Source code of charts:
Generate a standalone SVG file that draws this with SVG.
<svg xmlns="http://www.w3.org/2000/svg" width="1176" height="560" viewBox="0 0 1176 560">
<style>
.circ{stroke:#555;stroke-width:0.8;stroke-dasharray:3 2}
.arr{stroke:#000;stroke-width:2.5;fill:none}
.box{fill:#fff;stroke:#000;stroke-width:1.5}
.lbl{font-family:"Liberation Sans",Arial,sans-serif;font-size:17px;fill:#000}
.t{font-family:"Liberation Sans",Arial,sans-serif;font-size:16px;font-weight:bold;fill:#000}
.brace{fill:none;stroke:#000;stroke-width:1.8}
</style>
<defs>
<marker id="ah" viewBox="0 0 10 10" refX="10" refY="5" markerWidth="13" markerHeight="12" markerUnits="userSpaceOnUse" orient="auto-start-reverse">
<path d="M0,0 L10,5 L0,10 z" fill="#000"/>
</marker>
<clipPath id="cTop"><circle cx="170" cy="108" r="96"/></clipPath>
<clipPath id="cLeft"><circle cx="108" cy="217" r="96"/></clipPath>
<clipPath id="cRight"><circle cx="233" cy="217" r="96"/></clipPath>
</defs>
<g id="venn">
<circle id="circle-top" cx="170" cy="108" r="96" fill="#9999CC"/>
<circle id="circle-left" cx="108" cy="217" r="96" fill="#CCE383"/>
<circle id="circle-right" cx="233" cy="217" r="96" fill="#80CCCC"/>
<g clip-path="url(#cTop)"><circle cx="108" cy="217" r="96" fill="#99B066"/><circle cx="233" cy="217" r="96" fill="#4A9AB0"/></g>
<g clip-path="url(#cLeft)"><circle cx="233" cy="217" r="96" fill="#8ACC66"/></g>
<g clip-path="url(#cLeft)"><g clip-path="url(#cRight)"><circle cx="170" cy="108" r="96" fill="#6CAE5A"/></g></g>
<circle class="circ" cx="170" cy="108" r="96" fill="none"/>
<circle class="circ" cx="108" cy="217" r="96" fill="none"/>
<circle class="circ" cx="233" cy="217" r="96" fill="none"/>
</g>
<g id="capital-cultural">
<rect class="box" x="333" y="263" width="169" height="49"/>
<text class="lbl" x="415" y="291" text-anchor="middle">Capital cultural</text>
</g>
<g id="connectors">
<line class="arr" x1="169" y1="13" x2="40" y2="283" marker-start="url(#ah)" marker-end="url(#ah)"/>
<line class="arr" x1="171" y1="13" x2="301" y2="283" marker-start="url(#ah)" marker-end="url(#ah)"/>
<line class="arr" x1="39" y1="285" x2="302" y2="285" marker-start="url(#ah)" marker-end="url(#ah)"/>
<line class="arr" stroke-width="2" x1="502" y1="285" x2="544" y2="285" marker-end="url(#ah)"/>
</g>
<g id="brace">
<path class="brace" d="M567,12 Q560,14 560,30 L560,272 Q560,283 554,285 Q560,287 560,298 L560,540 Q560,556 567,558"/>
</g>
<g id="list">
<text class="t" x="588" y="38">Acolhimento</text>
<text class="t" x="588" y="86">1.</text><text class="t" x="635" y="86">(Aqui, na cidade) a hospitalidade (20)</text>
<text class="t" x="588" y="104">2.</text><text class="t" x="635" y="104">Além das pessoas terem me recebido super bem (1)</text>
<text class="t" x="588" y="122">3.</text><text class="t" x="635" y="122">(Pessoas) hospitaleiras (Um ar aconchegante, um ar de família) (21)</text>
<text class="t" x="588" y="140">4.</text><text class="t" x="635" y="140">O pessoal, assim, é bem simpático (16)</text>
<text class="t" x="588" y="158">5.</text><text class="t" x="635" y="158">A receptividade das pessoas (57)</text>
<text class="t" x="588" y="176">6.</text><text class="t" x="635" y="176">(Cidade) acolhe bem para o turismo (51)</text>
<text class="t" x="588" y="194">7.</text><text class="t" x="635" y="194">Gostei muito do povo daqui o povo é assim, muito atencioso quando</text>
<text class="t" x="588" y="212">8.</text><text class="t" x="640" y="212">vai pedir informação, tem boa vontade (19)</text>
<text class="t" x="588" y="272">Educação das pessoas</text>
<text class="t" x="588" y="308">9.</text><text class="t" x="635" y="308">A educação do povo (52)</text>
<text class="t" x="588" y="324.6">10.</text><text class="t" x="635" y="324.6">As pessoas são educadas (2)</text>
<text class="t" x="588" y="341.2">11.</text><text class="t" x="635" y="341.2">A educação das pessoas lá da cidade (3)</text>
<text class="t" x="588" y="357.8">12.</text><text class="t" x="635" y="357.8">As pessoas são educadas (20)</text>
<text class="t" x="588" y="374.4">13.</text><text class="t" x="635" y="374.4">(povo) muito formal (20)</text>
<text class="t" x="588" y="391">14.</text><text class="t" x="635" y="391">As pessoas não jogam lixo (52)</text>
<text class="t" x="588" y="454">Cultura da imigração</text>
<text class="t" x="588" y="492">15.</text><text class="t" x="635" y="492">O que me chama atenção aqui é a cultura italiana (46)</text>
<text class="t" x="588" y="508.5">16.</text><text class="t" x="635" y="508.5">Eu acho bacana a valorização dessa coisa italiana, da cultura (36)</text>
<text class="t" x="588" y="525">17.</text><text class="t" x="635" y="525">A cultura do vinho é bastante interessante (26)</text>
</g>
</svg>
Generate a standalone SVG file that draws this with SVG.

* * *

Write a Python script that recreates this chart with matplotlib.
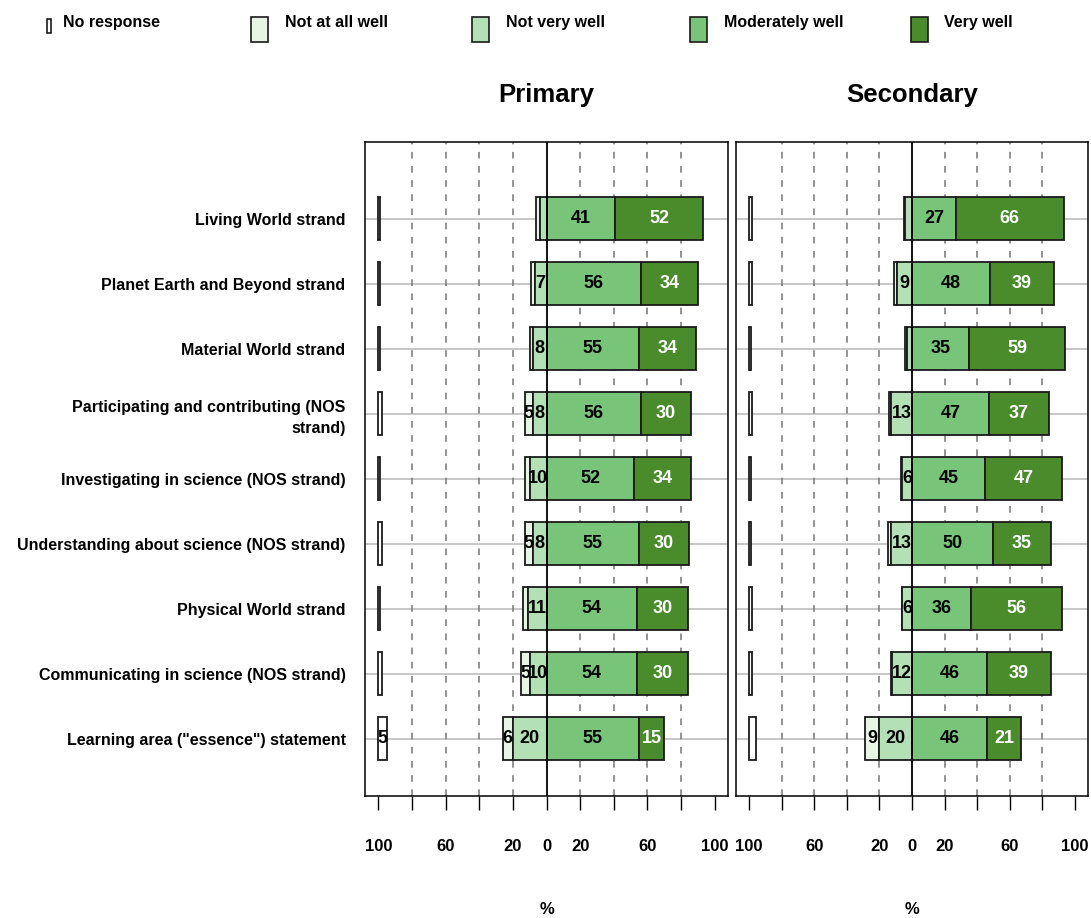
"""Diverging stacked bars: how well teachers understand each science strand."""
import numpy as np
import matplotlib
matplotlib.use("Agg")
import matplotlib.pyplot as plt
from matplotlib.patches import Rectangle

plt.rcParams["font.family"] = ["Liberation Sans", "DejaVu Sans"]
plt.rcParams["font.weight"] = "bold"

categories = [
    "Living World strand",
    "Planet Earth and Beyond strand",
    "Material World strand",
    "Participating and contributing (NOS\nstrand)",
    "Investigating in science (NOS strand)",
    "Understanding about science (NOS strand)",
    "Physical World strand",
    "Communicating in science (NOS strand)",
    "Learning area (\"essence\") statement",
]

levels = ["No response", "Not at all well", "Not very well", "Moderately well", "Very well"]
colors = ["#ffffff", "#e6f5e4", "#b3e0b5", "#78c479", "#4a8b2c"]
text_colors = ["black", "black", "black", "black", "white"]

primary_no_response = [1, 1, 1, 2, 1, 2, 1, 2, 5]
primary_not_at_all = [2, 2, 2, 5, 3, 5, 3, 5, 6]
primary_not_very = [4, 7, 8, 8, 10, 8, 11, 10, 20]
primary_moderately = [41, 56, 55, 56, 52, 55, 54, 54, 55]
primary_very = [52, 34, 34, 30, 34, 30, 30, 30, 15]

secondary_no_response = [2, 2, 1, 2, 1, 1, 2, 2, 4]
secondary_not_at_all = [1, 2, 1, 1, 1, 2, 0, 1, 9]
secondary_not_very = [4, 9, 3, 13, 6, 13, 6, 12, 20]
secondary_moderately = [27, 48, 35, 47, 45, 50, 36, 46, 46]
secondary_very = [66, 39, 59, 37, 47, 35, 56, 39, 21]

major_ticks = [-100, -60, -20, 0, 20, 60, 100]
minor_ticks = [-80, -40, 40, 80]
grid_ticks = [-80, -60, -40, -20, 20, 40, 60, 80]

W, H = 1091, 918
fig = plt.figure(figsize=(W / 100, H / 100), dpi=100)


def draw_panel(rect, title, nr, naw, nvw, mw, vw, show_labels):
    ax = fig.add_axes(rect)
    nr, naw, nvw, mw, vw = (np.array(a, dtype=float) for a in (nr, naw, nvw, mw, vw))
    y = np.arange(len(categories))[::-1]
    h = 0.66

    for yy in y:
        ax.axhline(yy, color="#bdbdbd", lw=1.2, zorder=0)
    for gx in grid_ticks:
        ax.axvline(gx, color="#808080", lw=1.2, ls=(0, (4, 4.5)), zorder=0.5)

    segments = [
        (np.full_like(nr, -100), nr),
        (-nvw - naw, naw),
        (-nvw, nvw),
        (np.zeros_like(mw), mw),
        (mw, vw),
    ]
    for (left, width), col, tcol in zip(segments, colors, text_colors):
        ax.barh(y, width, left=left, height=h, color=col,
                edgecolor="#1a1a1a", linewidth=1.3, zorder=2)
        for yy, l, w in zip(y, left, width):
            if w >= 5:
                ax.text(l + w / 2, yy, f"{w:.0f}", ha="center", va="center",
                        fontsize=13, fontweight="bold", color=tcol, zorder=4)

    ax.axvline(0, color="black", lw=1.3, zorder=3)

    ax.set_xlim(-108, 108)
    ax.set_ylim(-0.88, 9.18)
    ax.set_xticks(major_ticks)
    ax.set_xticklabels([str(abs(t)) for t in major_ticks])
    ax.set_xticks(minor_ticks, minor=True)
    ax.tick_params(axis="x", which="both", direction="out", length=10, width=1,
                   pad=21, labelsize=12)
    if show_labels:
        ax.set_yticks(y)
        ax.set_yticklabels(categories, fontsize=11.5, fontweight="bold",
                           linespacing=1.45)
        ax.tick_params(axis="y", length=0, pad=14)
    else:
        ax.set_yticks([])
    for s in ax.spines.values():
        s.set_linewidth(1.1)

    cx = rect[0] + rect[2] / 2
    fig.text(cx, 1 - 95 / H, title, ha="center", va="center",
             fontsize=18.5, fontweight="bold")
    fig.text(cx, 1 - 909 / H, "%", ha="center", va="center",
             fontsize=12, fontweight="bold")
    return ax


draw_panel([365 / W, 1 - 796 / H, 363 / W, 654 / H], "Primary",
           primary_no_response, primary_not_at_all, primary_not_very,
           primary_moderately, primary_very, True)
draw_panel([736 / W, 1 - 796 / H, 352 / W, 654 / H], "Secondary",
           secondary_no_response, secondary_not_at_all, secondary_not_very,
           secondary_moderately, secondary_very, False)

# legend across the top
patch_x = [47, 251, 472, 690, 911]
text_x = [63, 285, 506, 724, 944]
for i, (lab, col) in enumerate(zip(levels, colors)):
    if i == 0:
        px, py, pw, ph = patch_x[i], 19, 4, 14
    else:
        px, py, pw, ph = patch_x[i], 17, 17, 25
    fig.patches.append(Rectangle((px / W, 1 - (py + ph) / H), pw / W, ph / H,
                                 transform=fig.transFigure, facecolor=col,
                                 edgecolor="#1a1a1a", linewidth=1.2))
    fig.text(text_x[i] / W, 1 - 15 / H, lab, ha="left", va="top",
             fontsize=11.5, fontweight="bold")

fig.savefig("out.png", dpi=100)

● **WORK REQUIRED**
Leave out every picture, then retype exactly the lines from the one containing "Write a Python" through the one containing "primary_very = [52, 34, 34, 30, 34, 30, 30, 30, 15]".

● **TASK SOLUTION**
Write a Python script that recreates this chart with matplotlib.
"""Diverging stacked bars: how well teachers understand each science strand."""
import numpy as np
import matplotlib
matplotlib.use("Agg")
import matplotlib.pyplot as plt
from matplotlib.patches import Rectangle

plt.rcParams["font.family"] = ["Liberation Sans", "DejaVu Sans"]
plt.rcParams["font.weight"] = "bold"

categories = [
    "Living World strand",
    "Planet Earth and Beyond strand",
    "Material World strand",
    "Participating and contributing (NOS\nstrand)",
    "Investigating in science (NOS strand)",
    "Understanding about science (NOS strand)",
    "Physical World strand",
    "Communicating in science (NOS strand)",
    "Learning area (\"essence\") statement",
]

levels = ["No response", "Not at all well", "Not very well", "Moderately well", "Very well"]
colors = ["#ffffff", "#e6f5e4", "#b3e0b5", "#78c479", "#4a8b2c"]
text_colors = ["black", "black", "black", "black", "white"]

primary_no_response = [1, 1, 1, 2, 1, 2, 1, 2, 5]
primary_not_at_all = [2, 2, 2, 5, 3, 5, 3, 5, 6]
primary_not_very = [4, 7, 8, 8, 10, 8, 11, 10, 20]
primary_moderately = [41, 56, 55, 56, 52, 55, 54, 54, 55]
primary_very = [52, 34, 34, 30, 34, 30, 30, 30, 15]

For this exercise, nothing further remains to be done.